Really? What exactly is the ACC losing here? The ACC added an excellent university with great Olympic sports and a national following. Toss in five guaranteed football games a year with one of the most storied programs ever. For what? Access to a few bowl games? Hardly the devil’s work here, and we don’t need to get into the sins of the Big Ten universities administrations.

Overwhelming amount of Big Ten fans on Notre Dame: “they need to join a conference.”

Big Ten fans: feelings hurt ND passes them over.
Appreciate your opinions, esayem!

Is it true that Notre Dame can jump a full member of the ACC in the pecking order of bowl games? Even if the full member has a better record?
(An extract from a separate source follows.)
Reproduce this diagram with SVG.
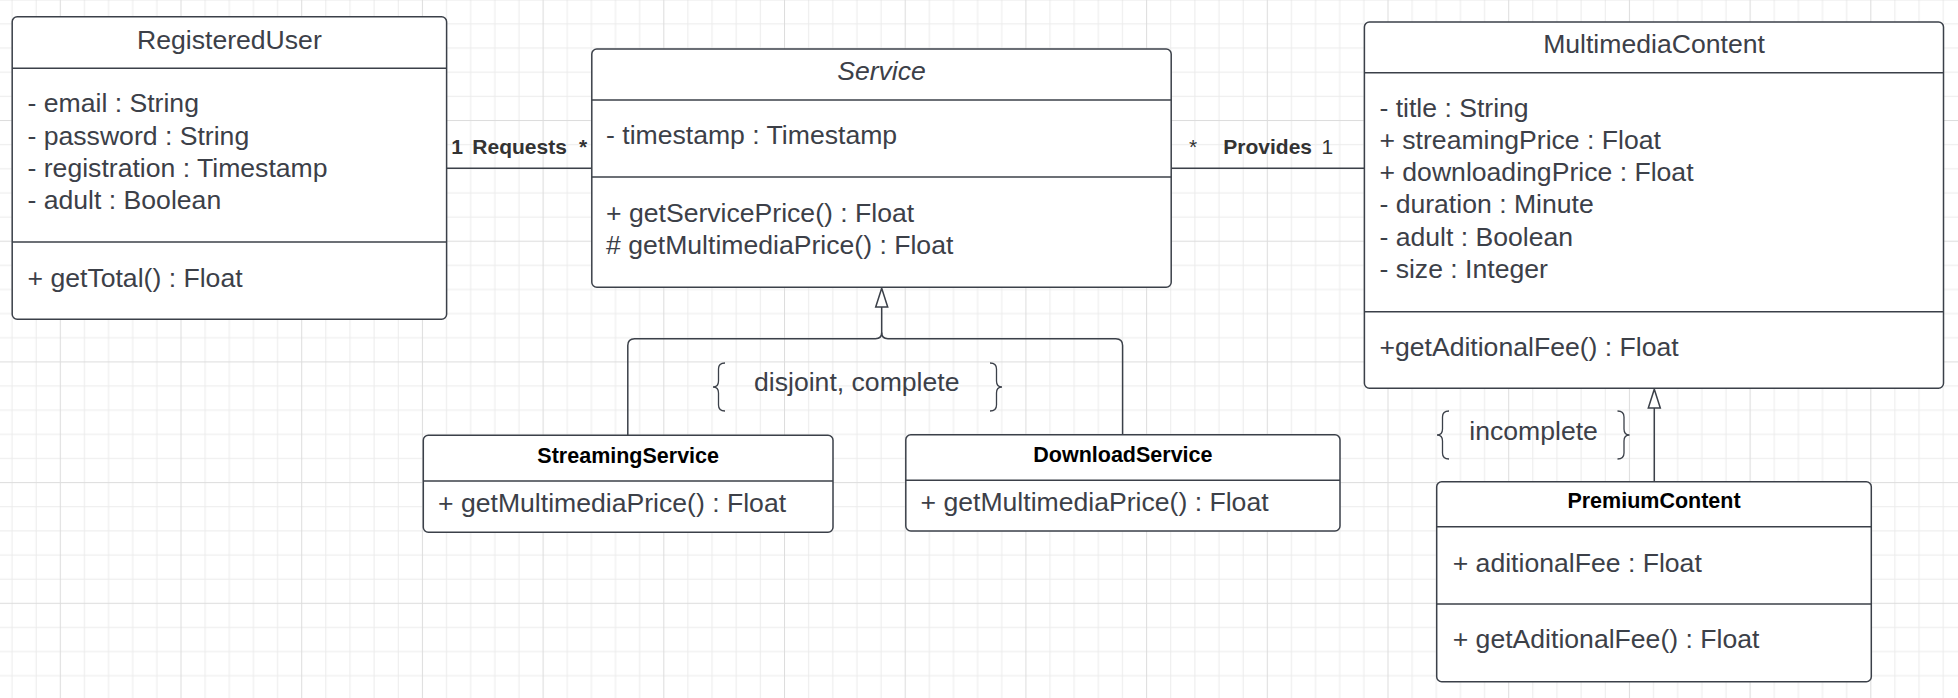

Is it true Notre Dame does not have to share any money they make when and if they make the CFP?

You are ok with a partial member getting a better deal than full members when it comes to bowl games?

This is not a Big 10 fans are hurt deal! That's a common argument that I just laugh at. I was just making my original comment based on the crappy deal full time members got for 5 games. Maybe I'm missing something in the deal? And I'll eat my words.

And if you want to bring up the scandals at Penn State, MSU and Ohio State, go right ahead. You all already ran two threads on this recently.

Look around and I'm sure you'll see plenty of full member ACC schools who hate the deal.

Stories like these are a dime a dozen on the internet.